開催決定後に現れる「どうせやるなら派」という存在
そもそもオリンピック運動の目的とは、国や民族を超えて平和を構築するために働きかけることだ。これに照らせば、人権を軽視する中国にオリンピックを開催する資格がないのは明らかである。なのに開催に至った理由のひとつに、間接的にはステークホルダーとなる諸外国が毅然とした態度でNOと言えない及び腰があったといえる。
そしてもうひとつ、最大にして厄介な理由がある。
それはオリンピックがもたらす祝祭ムードをひそかに期待する人たちの無意識的な欲望だ。オリンピックが抱える種々の問題は理解しているものの、どうせやるならとそれらに目を瞑って開催を前向きに捉える人たちの存在である。
先に紹介した小笠原氏は彼らを「どうせやるなら派」と名づけ、オリンピックムーブメントを推し進める原動力になっていると指摘する。

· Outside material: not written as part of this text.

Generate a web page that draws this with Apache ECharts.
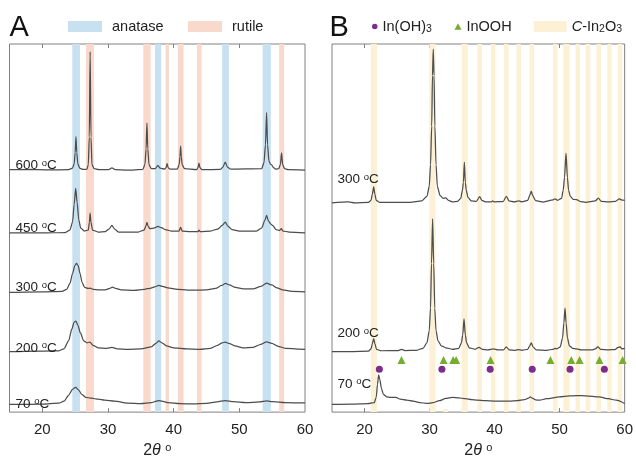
<!DOCTYPE html>
<html><head><meta charset="utf-8">
<script src="https://cdn.jsdelivr.net/npm/echarts@6/dist/echarts.min.js"></script>
<style>html,body{margin:0;padding:0;background:#fff}#c{width:636px;height:465px}</style>
</head><body><div id="c"></div>
<script>
// ---------- data (2θ in degrees, intensity in arbitrary stacked units) ----------
const tickValues = [20, 30, 40, 50];
const labelValues = [20, 30, 40, 50, 60];

const anataseBands = [[24.56, 25.73], [37.15, 38.1], [47.39, 48.41], [53.54, 54.8]];
const rutileBands = [[26.64, 27.86], [35.37, 36.49], [38.77, 39.28], [40.65, 41.51], [43.54, 44.25], [56.07, 56.83]];
const in2o3Bands = [[20.97, 21.9], [29.95, 30.92], [34.93, 35.87], [37.37, 38.05], [39.43, 40.1], [41.46, 42.15],
  [43.37, 44.05], [45.36, 46.05], [49.0, 49.66], [50.57, 51.52], [52.45, 53.14], [53.98, 54.7], [55.66, 56.37],
  [57.35, 58.0], [58.92, 59.63]];
const in2o3Stub = [[32.1, 32.85]];

const a600 = [[15,245],[18,245.2],[21,244.8],[24,245],[24.6,246.5],[24.85,251],[25.0,262],[25.12,278.3],[25.25,262],[25.4,251],[25.7,246.5],[26.2,245.2],[26.8,245.5],[27.0,250],[27.15,278],[27.28,364.3],[27.41,278],[27.56,250],[27.9,246],[28.6,245],[30.1,245],[30.6,246.8],[31.1,245],[33,244.6],[35.3,245.2],[35.62,250],[35.8,266],[35.93,292],[36.06,266],[36.24,250],[36.6,246],[37.2,246],[37.6,249.3],[37.95,246.5],[38.6,245.5],[38.85,247],[39.0,251],[39.15,247],[39.45,245.5],[40.55,245.5],[40.83,250],[40.96,258],[41.06,268.7],[41.16,258],[41.3,250],[41.65,246],[43.5,245],[43.7,247],[43.85,251.7],[44.0,247],[44.3,245],[47.1,245.2],[47.5,247.5],[47.85,252.7],[48.2,247.5],[48.7,245.5],[53.4,246],[53.75,252],[53.98,270],[54.15,302.7],[54.3,270],[54.5,254],[54.75,250.5],[54.9,250],[55.2,247],[55.6,245.5],[56.0,246],[56.25,250],[56.43,262],[56.6,250],[56.9,246],[57.4,245],[60,244.5]];
const a450 = [[15,181],[20,181],[23.5,181.5],[24.2,184],[24.6,192],[24.85,210],[25.08,226],[25.3,212],[25.55,194],[25.85,186],[26.4,183],[27.0,184],[27.17,192],[27.28,201],[27.4,192],[27.65,184],[28.5,182],[29.6,182.5],[30.15,185],[30.6,188.7],[31.0,185],[31.6,182],[34.6,182],[35.5,184],[35.78,188],[35.93,191.7],[36.08,188],[36.4,185.5],[37.0,186],[37.6,187.7],[38.1,186.5],[38.7,184.5],[39.6,183],[40.8,183],[41.06,186.7],[41.3,183],[42.5,182.5],[43.7,182.5],[43.85,183.8],[44.05,182.5],[45.6,183],[46.7,185],[47.45,189],[47.85,192],[48.25,188],[48.9,184.5],[50,183],[52.6,183],[53.4,186],[53.9,194],[54.15,198.7],[54.45,193],[54.8,190],[55.1,188.5],[55.6,184.5],[56.1,183.5],[56.4,185.3],[56.65,183],[57.6,182],[60,181]];
const a300 = [[15,121],[20,121.5],[23,122],[23.7,124],[24.2,130],[24.6,140],[24.95,148],[25.2,150.3],[25.45,148],[25.75,140],[26.05,131],[26.45,126],[26.95,125],[27.3,125.3],[27.75,124],[28.6,123.5],[29.6,123.5],[30.25,125],[30.7,126.3],[31.15,125],[32,123.5],[34,123],[35.5,124],[35.93,124.7],[36.4,125],[37.1,126.5],[37.7,128],[38.3,127],[39.1,125.5],[40.6,124],[43,123.2],[45,123.5],[46.4,125],[47.3,128],[47.9,130],[48.5,128.5],[49.4,126],[50.6,124.5],[52.1,124.5],[53.3,127],[54.15,130.3],[54.95,128.5],[55.75,125.5],[56.6,123.5],[58,122],[60,121.5]];
const a200 = [[15,61],[20,61.5],[22.5,62],[23.3,64],[24.0,72],[24.5,84],[24.85,91],[25.1,92],[25.4,88],[25.8,80],[26.3,72],[26.8,70],[27.25,70.7],[27.7,67.5],[28.5,65],[29.8,64.5],[30.6,65.3],[31.4,64],[33,63.5],[35,64],[36.6,66],[37.3,69.5],[37.75,72],[38.2,70],[38.9,67],[40,65],[42,64],[44,63.5],[45.6,64.5],[46.7,67.5],[47.4,70],[47.85,70.7],[48.4,69.5],[49.3,67],[50.6,65],[52.1,65.5],[53.3,68.5],[54.15,71],[54.95,69.5],[55.9,66.5],[57,64.5],[60,63.3]];
const a70 = [[15,7.7],[20,8],[22.5,9],[23.3,11],[24.0,17],[24.6,23],[25.08,25],[25.5,22.5],[26.0,18],[26.6,15],[27.5,14],[28.5,13],[29.5,12],[31,11],[33,9],[35,8.5],[36.6,9.5],[37.35,11],[37.75,11.7],[38.2,11],[39.1,9.5],[41,8.5],[43,8.3],[45,8.7],[46.6,10.3],[47.85,11.7],[49.1,10.5],[51,9.5],[53.1,10.3],[54.15,11.3],[55.1,10.5],[57,9.5],[60,9.3]];

const b300 = [[15,211.5],[17.5,212.5],[18.5,211.5],[20.6,212],[21.0,214],[21.2,220],[21.41,227.7],[21.6,220],[21.8,214],[22.3,212],[27,212],[28.8,213.5],[29.6,218],[29.95,228],[30.15,250],[30.33,289],[30.45,340],[30.57,366.7],[30.69,340],[30.82,289],[31.0,250],[31.2,228],[31.6,219],[32.1,216],[32.5,216.5],[32.9,214],[33.5,212.5],[34.3,213],[34.8,216],[35.05,224],[35.2,232],[35.35,252.7],[35.5,232],[35.65,224],[35.9,217],[36.4,213.5],[37.2,213],[37.7,217.7],[38.05,214],[38.6,212.5],[39.5,212.5],[39.7,213.5],[39.9,212.5],[41.3,212.8],[41.82,218],[42.2,213.5],[43.0,212.5],[43.75,213.5],[44.2,212.5],[45.1,214],[45.4,219],[45.64,223.3],[45.85,219],[46.3,213.8],[47.5,212.3],[49.0,214.5],[49.3,215.5],[49.7,214],[50.3,216],[50.55,224],[50.75,237],[50.98,261.7],[51.2,237],[51.38,224],[51.65,218],[52.1,215],[52.6,214.7],[53.2,212.8],[54,212],[55.5,213.5],[55.96,216.2],[56.4,213],[57.5,212.5],[58.6,213],[59.17,215.5],[59.5,214.5],[60,214]];
const b200 = [[15,61],[18,61.2],[20.6,61.5],[21.0,64],[21.2,69],[21.41,74.3],[21.6,69],[21.85,63.5],[22.5,62],[25.2,62.2],[25.7,63.5],[26.2,62.2],[28,62.5],[29.0,64.5],[29.6,70],[29.95,82],[30.15,105],[30.3,150],[30.47,195.3],[30.64,150],[30.8,105],[31.0,82],[31.3,72],[31.8,67],[32.5,65],[33.5,63.5],[34.5,64.5],[34.9,70],[35.1,78],[35.3,94.3],[35.5,78],[35.7,70],[36.1,65],[37.0,63.5],[37.6,65.5],[38.1,63.5],[39,62.8],[39.8,63.8],[40.5,62.8],[41.4,63],[41.8,66],[42.2,63],[43.2,62.5],[43.7,63.2],[44.2,62.5],[45.1,63.5],[45.4,67],[45.64,70],[45.9,66],[46.4,63],[48,62.5],[49.0,63.5],[49.3,64.3],[49.6,64],[50.1,66],[50.45,75],[50.65,90],[50.83,105],[51.0,90],[51.2,75],[51.5,67],[52.0,64.5],[52.6,63.8],[53.3,62.8],[55,62.8],[55.5,64],[55.9,66],[56.3,63.5],[57.5,63],[58.5,63.2],[59.0,65.5],[59.3,66],[59.6,64],[60,64.5]];
const b70 = [[15,7.7],[18,8],[20.5,8.5],[21.5,9.5],[21.8,15],[22.0,28],[22.17,37.7],[22.35,33],[22.6,24],[22.9,18],[23.4,15.5],[24.0,15],[24.8,15],[25.5,13],[26.5,12],[27.5,11],[28.5,9.7],[29.7,8.7],[30.5,9.5],[31.5,11.5],[32.5,13.8],[33.5,15],[34.5,14.5],[35.5,13.5],[36.5,12.5],[37.3,12],[38.5,11.5],[40,11.2],[42.3,11],[43.5,11.5],[44.6,12.5],[45.2,14],[45.5,15.3],[45.8,14],[46.3,12.3],[46.9,12],[48,13.5],[50,15.3],[51.5,16.3],[52.6,16.7],[54,16.5],[56.1,15.3],[57.5,13.5],[58.7,12],[60,8.7]];

const inOH3Peaks = [22.28, 31.9, 39.32, 45.79, 51.6, 56.88];
const inOOHPeaks = [25.69, 32.15, 33.63, 34.09, 39.38, 48.59, 51.8, 53.07, 56.12, 59.69];
const inOH3Row = 43.3;
const inOOHRow = 52.7;

const labelsA = [['600', 250], ['450', 187.3], ['300', 128], ['200', 67.3], ['70', 11.5]];
const labelsB = [['300', 236], ['200', 82], ['70', 31.3]];

// ---------- chart ----------
const FONT = 'Liberation Sans, Arial, sans-serif';
const TRACE = '#4d4d4d';
const BLUE = '#c8e1f1', PINK = '#f8d9cc', YEL = '#fcf0d5';
const chart = echarts.init(document.getElementById('c'), null, {renderer: 'canvas'});

function xAxisPair(g) {
  return [{
    gridIndex: g, type: 'value', min: 15, max: 60, position: 'bottom',
    axisLine: {show: false}, splitLine: {show: false},
    axisTick: {show: true, inside: true, length: 4, customValues: tickValues, lineStyle: {color: '#808080'}},
    axisLabel: {customValues: labelValues, fontSize: 15, color: '#222', margin: 10, fontFamily: FONT},
    name: '2{t|θ} {s|o}', nameLocation: 'middle', nameGap: 28,
    nameTextStyle: {fontSize: 16, color: '#222', fontFamily: FONT, lineHeight: 18,
      rich: {t: {fontSize: 16, fontStyle: 'italic', fontFamily: FONT, color: '#222', lineHeight: 18},
             s: {fontSize: 11, verticalAlign: 'top', lineHeight: 11, fontFamily: FONT, color: '#222'}}}
  }, {
    gridIndex: g, type: 'value', min: 15, max: 60, position: 'top',
    axisLine: {show: false}, splitLine: {show: false}, axisLabel: {show: false},
    axisTick: {show: true, inside: true, length: 4, customValues: tickValues, lineStyle: {color: '#808080'}}
  }];
}

function bandSeries(name, bands, color, xi, yi, yRange) {
  return {
    name, type: 'line', xAxisIndex: xi, yAxisIndex: yi, data: [], z: 1,
    itemStyle: {color}, lineStyle: {color},
    markArea: {silent: true, itemStyle: {color, opacity: 1},
      data: bands.map(b => yRange ? [{xAxis: b[0], yAxis: yRange[0]}, {xAxis: b[1], yAxis: yRange[1]}]
                                   : [{xAxis: b[0]}, {xAxis: b[1]}])}
  };
}
function trace(data, xi, yi) {
  return {type: 'line', xAxisIndex: xi, yAxisIndex: yi, data, showSymbol: false, symbol: 'none',
    smooth: 0.25, smoothMonotone: 'x', z: 3, silent: true,
    lineStyle: {color: TRACE, width: 1.25}};
}

const richSup = {s: {fontSize: 9.5, verticalAlign: 'top', lineHeight: 9, fontFamily: FONT, fill: '#222', color: '#222'}};
const sub = {fontSize: 10.5, verticalAlign: 'bottom', lineHeight: 11, fontFamily: FONT, color: '#222'};

function legend(name, left, icon, w, h, extra) {
  return Object.assign({
    data: [{name, icon}], left, top: 18.5, padding: 0, itemWidth: w, itemHeight: h, selectedMode: false,
    textStyle: {fontSize: 14.5, color: '#222', fontFamily: FONT, lineHeight: 16,
      rich: {sub: sub, i: {fontSize: 14.5, fontStyle: 'italic', fontFamily: FONT, color: '#222', lineHeight: 16}}}
  }, extra || {});
}

const series = [
  bandSeries('anatase', anataseBands, BLUE, 0, 0),
  bandSeries('rutile', rutileBands, PINK, 0, 0),
  trace(a600, 0, 0), trace(a450, 0, 0), trace(a300, 0, 0), trace(a200, 0, 0), trace(a70, 0, 0),
  bandSeries('C-In2O3', in2o3Bands, YEL, 2, 1),
  bandSeries('stub', in2o3Stub, YEL, 2, 1, [0, 3]),
  trace(b300, 2, 1), trace(b200, 2, 1), trace(b70, 2, 1),
  {name: 'In(OH)3', type: 'scatter', xAxisIndex: 2, yAxisIndex: 1, symbol: 'circle', symbolSize: 7, z: 4,
   itemStyle: {color: '#7b2c8e', opacity: 1}, data: inOH3Peaks.map(x => [x, inOH3Row])},
  {name: 'InOOH', type: 'scatter', xAxisIndex: 2, yAxisIndex: 1, symbol: 'triangle', symbolSize: 8, z: 4,
   itemStyle: {color: '#74ad30', opacity: 1}, data: inOOHPeaks.map(x => [x, inOOHRow])}
];

const graphics = [];
function tempLabel(txt, gridIdx, yVal) {
  const x0 = gridIdx === 0 ? 15.5 : 337.5;
  const py = 416 - yVal;
  graphics.push({type: 'text', left: x0, top: py - 8, silent: true, z: 100, zlevel: 1,
    style: {text: txt + ' {s|o}C', fontSize: 13.5, fontFamily: FONT, fill: '#222', lineHeight: 15, rich: richSup}});
}
labelsA.forEach(l => tempLabel(l[0], 0, l[1]));
labelsB.forEach(l => tempLabel(l[0], 1, l[1]));
graphics.push({type: 'text', left: 9.5, top: 13, z: 100, style: {text: 'A', fontSize: 29, fontFamily: FONT, fill: '#111'}});
graphics.push({type: 'text', left: 329.5, top: 13, z: 100, style: {text: 'B', fontSize: 29, fontFamily: FONT, fill: '#111'}});

const option = {
  animation: false,
  backgroundColor: '#fff',
  grid: [
    {left: 9.5, top: 44, width: 295.5, height: 372, show: true, borderColor: '#808080', borderWidth: 1, backgroundColor: 'transparent'},
    {left: 332, top: 44, width: 294.7, height: 372, show: true, borderColor: '#808080', borderWidth: 1, backgroundColor: 'transparent'}
  ],
  xAxis: [...xAxisPair(0), ...xAxisPair(1)],
  yAxis: [
    {gridIndex: 0, type: 'value', min: 0, max: 372, show: false},
    {gridIndex: 1, type: 'value', min: 0, max: 372, show: false}
  ],
  legend: [
    legend('anatase', 68, 'rect', 34, 11, {textStyle: {fontSize: 14.5, color: '#222', fontFamily: FONT, lineHeight: 16, padding: [0, 0, 0, 5]}}),
    legend('rutile', 188, 'rect', 34, 11, {textStyle: {fontSize: 14.5, color: '#222', fontFamily: FONT, lineHeight: 16, padding: [0, 0, 0, 5]}}),
    legend('In(OH)3', 372, 'circle', 5.5, 5.5, {formatter: () => 'In(OH){sub|3}'}),
    legend('InOOH', 454.5, 'triangle', 7, 6.5),
    legend('C-In2O3', 533.7, 'rect', 33, 11, {formatter: () => '{i|C}-In{sub|2}O{sub|3}'})
  ],
  graphic: graphics,
  series
};
chart.setOption(option);
</script></body></html>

開催に疑問や矛盾を感じながらもその気運に便乗してオリンピックを盛り上げる、この「どうせやるなら派」こそがオリンピックを後押ししているとの指摘は、実に鋭い。
東京五輪以前にも、多くの人たちはオリンピックの構造的な問題には薄々気がついていたはずだ。にもかかわらずそれを解決するための声を上げず、いざ開催されると躍動するアスリートに拍手喝采を送る。どこかうしろめたさを抱えながらも自らがマジョリティーであることに安寧し、本質から目をそらすその態度が、結果としてオリンピックの存続に一役も二役も買っている。
この集合的無意識こそが開催に向けて肯定的なうねりをもたらす。これを根本から断ち切らなければ歯止めはかからないだろう。
招致が決まり、開催に向けての準備が始まればおのずと「どうせやるなら派」は形成される。ひとたび形成されれば集合的無意識は増幅され、開催への気運はおのずと高まってゆく。だから初期段階でその芽を摘む。くさびを打つ。どうせやるならという刹那的な思考が芽生える隙をつくらない。そうすれば気運そのものは醸成されない。
だから、招致が決まる前のいまこそ声を上げるときである。
反対の意思表明は決して今からでも早すぎることはない
札幌招致をもくろむ冬季オリンピックは、いまから8年後の2030年開催である。まだ8年もあるとのんびり構えてなどいられない。招致が検討されている段階で反対の意思を表明しなければならない。
札幌市は招致に向けた住民意向調査を3月までに行うとしている。開催都市の札幌市民だけでなく、開催が広域にわたることから北海道民も対象に含まれるこの調査は、開催側に直接NOを突きつける格好の機会である。札幌市は調査結果だけで開催の是非を決めない方針を固めてはいるものの、もし大多数が反対すればその意思を無視できないはずだ。2015年にはアメリカのボストンが2024年夏季大会を、2018年にはカナダのカルガリーが2026年冬季大会を、住民投票によって大会招致から撤退しているのだ。
もしオリンピックに反対するのであれば、道民はその意思を表明してほしい。
道民以外であっても意思を表明する方法はいくつもある。
地元の地方政治家に直談判する。パブリックコメント制度を利用する。SNSを通じて発信を繰り返したり、日常会話のなかで話題にするのも長い目で見れば効果はある。もちろん反対デモに参加するのもいい。
一人ひとりの小さな声が集まって世論は形成される。意思を明確にしない沈黙は賛意でしかない。